Discovering best practice in the least likely of places.
Previously titled: My learnings from the Land of the Thunder Dragon.
Anyone I've caught up with over the past few months has been subjected to a genuine and positively charged sales pitch. And, I offer no apology.
At the end of last year I had the privilege of experiencing (what's best described as) a deep sense of humility, well-being and exhilaration all rolled into one. Juxtaposed grounding and euphoria perhaps comparable to near-nirvana or, in the context of this post, the last Shangri-La.

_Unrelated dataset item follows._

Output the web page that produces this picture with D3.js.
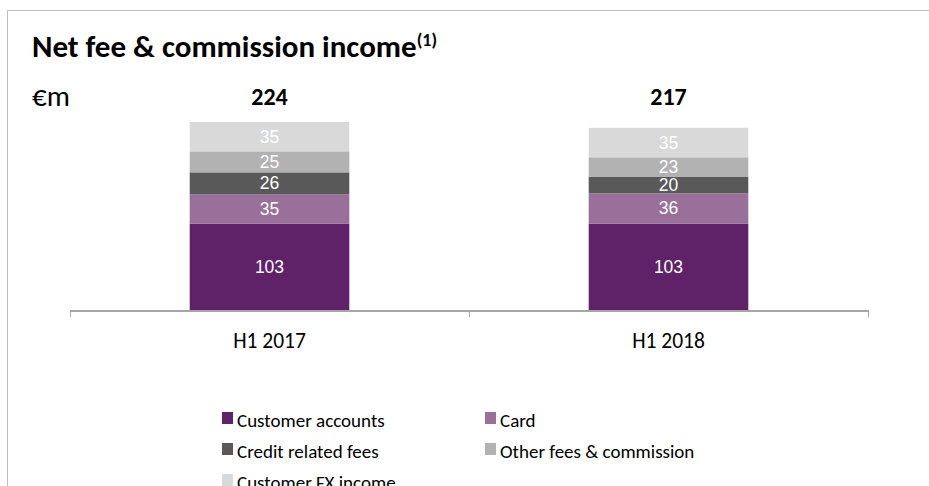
<!DOCTYPE html>
<html lang="en">
<head>
    <meta charset="UTF-8" />
    <title>Net fee & commission income</title>
    <script src="https://cdn.jsdelivr.net/npm/d3@7/dist/d3.min.js"></script>
    <style>
        body {
            margin: 0;
            background: #fff;
            overflow: hidden;
        }

        .calibri {
            font-family: Carlito, Lato, 'Open Sans', sans-serif;
        }

        .seg-label {
            font-family: 'Liberation Sans', Arial, sans-serif;
            fill: #fff;
        }
    </style>
</head>
<body>
<svg width="929" height="486"></svg>
<script>
    const categories = ["H1 2017", "H1 2018"];
    const seriesNames = ["Customer accounts", "Card", "Credit related fees", "Other fees & commission", "Customer FX income"];
    const seriesColors = ["#5f2167", "#98709a", "#595959", "#b2b2b2", "#d9d9d9"];
    const customerAccounts = [103, 103];
    const card = [35, 36];
    const creditFees = [26, 20];
    const otherFees = [25, 23];
    const fxIncome = [35, 35];
    const totals = [224, 217];

    const svg = d3.select("svg");

    // frame (top + left border)
    svg.append("path")
        .attr("d", "M7.5,486 V10.5 H929")
        .attr("fill", "none")
        .attr("stroke", "#c4bcc4")
        .attr("stroke-width", 1);

    // title
    const title = svg.append("text")
        .attr("class", "calibri")
        .attr("x", 32)
        .attr("y", 57)
        .style("font-size", "31px")
        .style("font-weight", "bold")
        .attr("fill", "#000")
        .text("Net fee & commission income");
    title.append("tspan")
        .attr("dy", -11)
        .style("font-size", "18px")
        .text("(1)");

    svg.append("text")
        .attr("class", "calibri")
        .attr("x", 32)
        .attr("y", 106)
        .style("font-size", "29px")
        .attr("fill", "#000")
        .text("€m");

    const rows = categories.map((c, i) => ({
        cat: c,
        s0: customerAccounts[i],
        s1: card[i],
        s2: creditFees[i],
        s3: otherFees[i],
        s4: fxIncome[i],
        total: totals[i]
    }));
    const keys = ["s0", "s1", "s2", "s3", "s4"];

    const x = d3.scaleBand()
        .domain(categories)
        .range([70, 868])
        .paddingInner(0.6)
        .paddingOuter(0.3);

    const y = d3.scaleLinear()
        .domain([0, d3.max(totals)])
        .range([310, 122]);

    const stacked = d3.stack().keys(keys)(rows);

    const layers = svg.append("g").selectAll("g")
        .data(stacked)
        .enter().append("g")
        .attr("fill", (d, i) => seriesColors[i]);

    layers.selectAll("rect")
        .data(d => d)
        .enter().append("rect")
        .attr("x", d => x(d.data.cat))
        .attr("width", x.bandwidth())
        .attr("y", d => y(d[1]))
        .attr("height", d => y(d[0]) - y(d[1]));

    layers.selectAll("text")
        .data(d => d)
        .enter().append("text")
        .attr("class", "seg-label")
        .attr("x", d => x(d.data.cat) + x.bandwidth() / 2)
        .attr("y", d => (y(d[0]) + y(d[1])) / 2)
        .attr("text-anchor", "middle")
        .attr("dominant-baseline", "central")
        .style("font-size", "17.5px")
        .text(d => d[1] - d[0]);

    // totals
    svg.append("g").selectAll("text")
        .data(rows)
        .enter().append("text")
        .attr("class", "calibri")
        .attr("x", d => x(d.cat) + x.bandwidth() / 2)
        .attr("y", 105)
        .attr("text-anchor", "middle")
        .style("font-size", "24px")
        .style("font-weight", "bold")
        .attr("fill", "#000")
        .text(d => d.total);

    // category axis
    const edges = d3.scaleLinear().domain([0, categories.length]).range([70, 868]);
    const axis = svg.append("g");
    axis.append("line")
        .attr("x1", 70).attr("x2", 868)
        .attr("y1", 311).attr("y2", 311)
        .attr("stroke", "#a6a6a6")
        .attr("stroke-width", 2);
    axis.selectAll(".tick")
        .data(d3.range(categories.length + 1))
        .enter().append("line")
        .attr("x1", d => Math.round(edges(d)) + 0.5)
        .attr("x2", d => Math.round(edges(d)) + 0.5)
        .attr("y1", 310)
        .attr("y2", 317)
        .attr("stroke", "#a6a6a6")
        .attr("stroke-width", 1);
    axis.selectAll(".cat")
        .data(categories)
        .enter().append("text")
        .attr("class", "calibri")
        .attr("x", d => x(d) + x.bandwidth() / 2)
        .attr("y", 348)
        .attr("text-anchor", "middle")
        .style("font-size", "21.5px")
        .attr("fill", "#000")
        .text(d => d);

    // legend
    const legend = svg.append("g").selectAll("g")
        .data(seriesNames)
        .enter().append("g")
        .attr("transform", (d, i) => `translate(${i % 2 === 0 ? 222 : 485}, ${412 + Math.floor(i / 2) * 31})`);
    legend.append("rect")
        .attr("width", 11)
        .attr("height", 12)
        .attr("fill", (d, i) => seriesColors[i]);
    legend.append("text")
        .attr("class", "calibri")
        .attr("x", 15)
        .attr("y", 15)
        .style("font-size", "19px")
        .attr("fill", "#000")
        .text(d => d);
</script>
</body>
</html>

The Royal Kingdom of Bhutan is a small, landlocked country found in the Eastern Himalayas. Known locally as Drukyul, or Land of the Thunder Dragon, Bhutan is located on the Tibetan Plateau — the highest region on Earth. Bhutan is surrounded by sacred Himalayan mountains, gifted with breathtaking natural beauty, and also has one of the richest eco-systems in the world; with more than 78 percent of total land cover under lush forest.
Buddhism influences every aspect of Bhutanese life and the people continue to practice traditions that have existed for centuries. Its people are fun-loving and generous, hospitable by nature and love to entertain family, friends and visiting guests. Which, on several occasions last year, and thanks to my tour guide Lhap Tshering, I was fortunate to experience first-hand.
Lhap, a government trained and regulated travel guide, has been conducting cultural tours and natural treks for more than a decade. As with every Bhutanese person I've met, Lhap believes that sustaining the pristine environment of his country is much more than moral obligation. Through the tours he organises, Lhap is committed to ensuring principles of Buddhism are maintained — striking a balance between helping preserve and promote all that is inherently Bhutanese, with perfectly planned and enjoyable eco-friendly tourism.
Lhap's excursions — while truly unique because of his smiley personality and quick-witted sense of humour — are a testament to a national preoccupation with conscientious consumption, socioeconomic and environmental responsibility. A collection of unmistakable and inherent qualities felt throughout each-and-every moment of interaction. To the people of Bhutan, achieving balanced development in all facets of life will ultimately bring about true happiness. A notion and belief beautifully captured in the Tourism Council's strapline: 'happiness is a place'.
Gross National Happiness.
Buddhist conscientiousness and its role in achieving national happiness has been firmly embedded into government policy via the Gross National Happiness (GNH) Index. The concept of GNH is clear, and implies '...that sustainable development should take a holistic approach towards notions of progress and give equal importance to non-economic aspects of wellbeing'. The GNH Index is designed to create policy incentives for the government, NGOs and businesses to follow; and is administrated, coordinated and championed by a dedicated Gross National Happiness Commission. Working closely with the public and private sector, the Commission makes sure all government plans and programmes comply to GNH principles, and also ensures proper implementation.
What I found to be truly remarkable is that this small, preserved and unspoilt, economically challenged country — with a population of 700,000 people, and that only installed a national power grid some 15 years ago — has managed to structure, plan and successfully put into effect a purpose-aligned, values-driven, measurable governance framework. An achievement many Multi National Corporations, who invest huge upfront capital into defining their brand, struggle to effectively execute.
It's really only been in the last 30 years that we've seen a significant shift in the role and utility of brand; where successful organisations can be easily identified as those who recognised their brand as a unique and powerful business alignment tool. With increased focus towards founding principle realignment and elevating the importance of purpose, i.e. your raison d'être — both of which have come more into play in the last 15 years due to transparency and tech — brand has grown to become a leadership imperative from which to guide and monitor efficient and effective decision-making and organisational alignment.
On reflection (since my last trip, there’s been a lot of) I struggle to find a more fitting example of “good brand governance” than with the management and implementation of GNH in Bhutan. Aligning the self-interests of each government ministry, department and commercial enterprise to an undisputed greater good, and ensuring that each and every interaction is mutually beneficial, consistent and meaningful, delivers nothing short of an amazing, valued and memorable experience for everyone.
By maintaining alignment to a very simple concept, and treating GNH as a strategic “brand lens”, if you will, Bhutan’s government are able to maintain its place with the wider socioeconomic context in which belongs. By staying true to a culturally representative, relevant and meaningful purpose, GNH pays homage to the spririt of human kindness and brand leadership foresight that dates back as far as 1629.
Until my next trip to Bhutan: Tashi Delek for now.